Cynic's Guide To Financial Talking Heads

7 Mar 2013 1:49 PM -

Ever wondered about the business and economic talking heads speaking in the newspaper or on TV?

Speaking with great authority, they’re very opinionated on what’s ahead.

Their job title and who they’re working for usually determines what they’re going to say, so here’s a cynic’s guide to financial talking heads.

Economist: propagandist for the interests of their employer.

Often employed by bank or industry group, the economist will always be speaking with their employer’s interests in mind.

Take the often positive outlook of a bank economist.

Their positivity isn’t surprising, given their employer makes money when people take out consumer debt or get a mortgage.

For the industry economist, take former US chief economist at the National Association of Realtors, David Lereah.

Lereah hilariously issued optimistic forecasts for US real estate, even as the market crashed!

Stock broker: commission based salesman selling, no interest in making you money.

The problem for any broker is the fact they make no money if you’re not constantly buying and selling to generate commission.

They need to generate excitement in companies to encourage buying and pessimism in others to encourage selling, all with the intention of you moving money around for commission.
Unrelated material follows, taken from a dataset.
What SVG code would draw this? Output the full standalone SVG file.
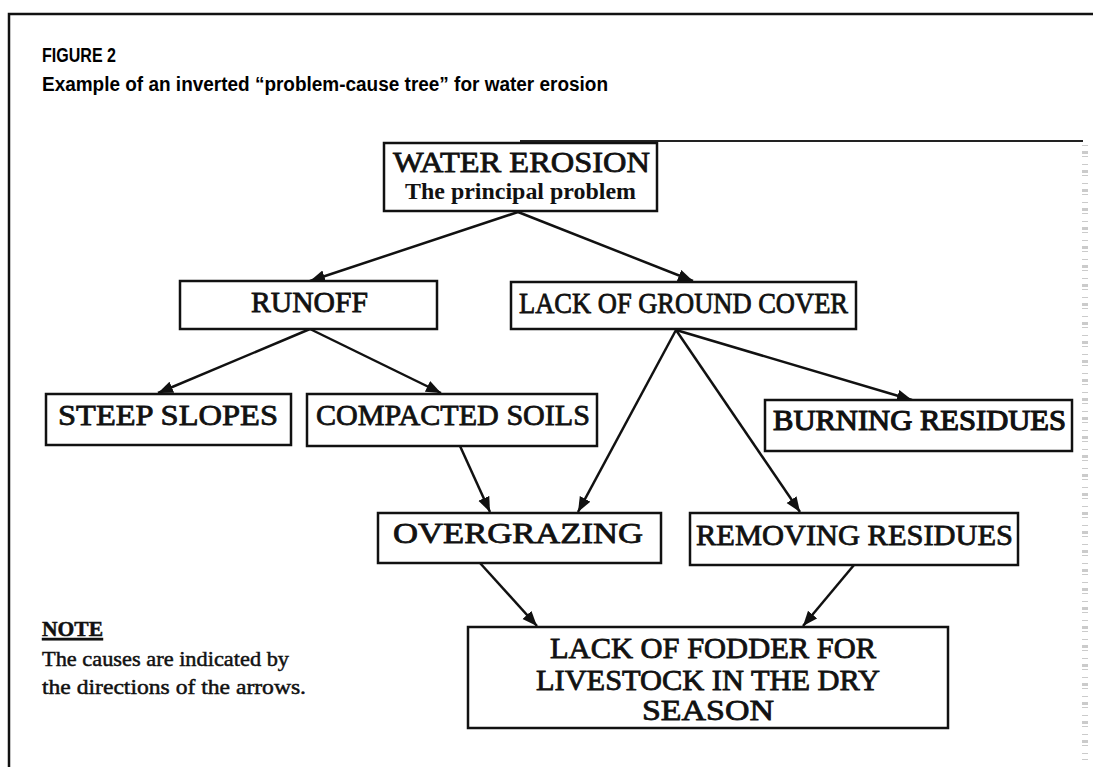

Then there’s always the long held suspicion they recommend a buy on what they’re selling and a sell on what they want to buy!
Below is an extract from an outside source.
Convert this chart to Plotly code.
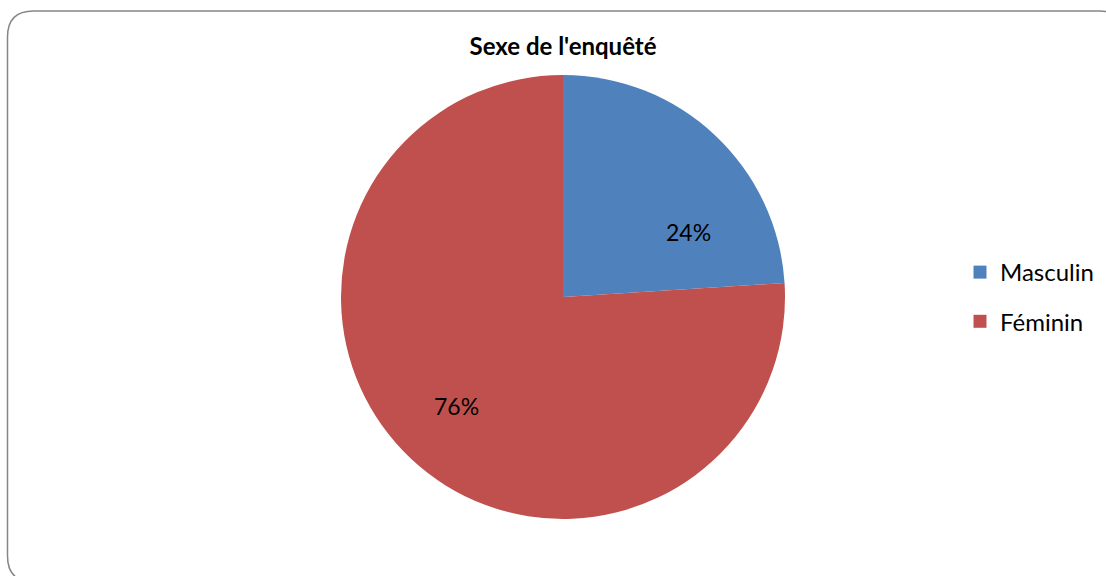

Financial journalist: entertainer and crystal baller, take Alan Kohler as an example.

Most people know Kohler and his graphs from the ABC News; there he’s an engaging and knowledgeable guy, and this engaging persona leads some people to follow his investment commentary.

Kohler runs an investment website where you could spend hours reading reports on everything from oil to property – hours of entertainment if you’re so inclined, but what’s the value?

Kohler suggested the share market could fall 40% in 2009; it actually went up 40%.

Similarly, he predicted a ‘sharp drop’ last year, yet the market climbed nearly 20%.

Hours of entertainment, but missing those gains would have been hazardous to your wealth!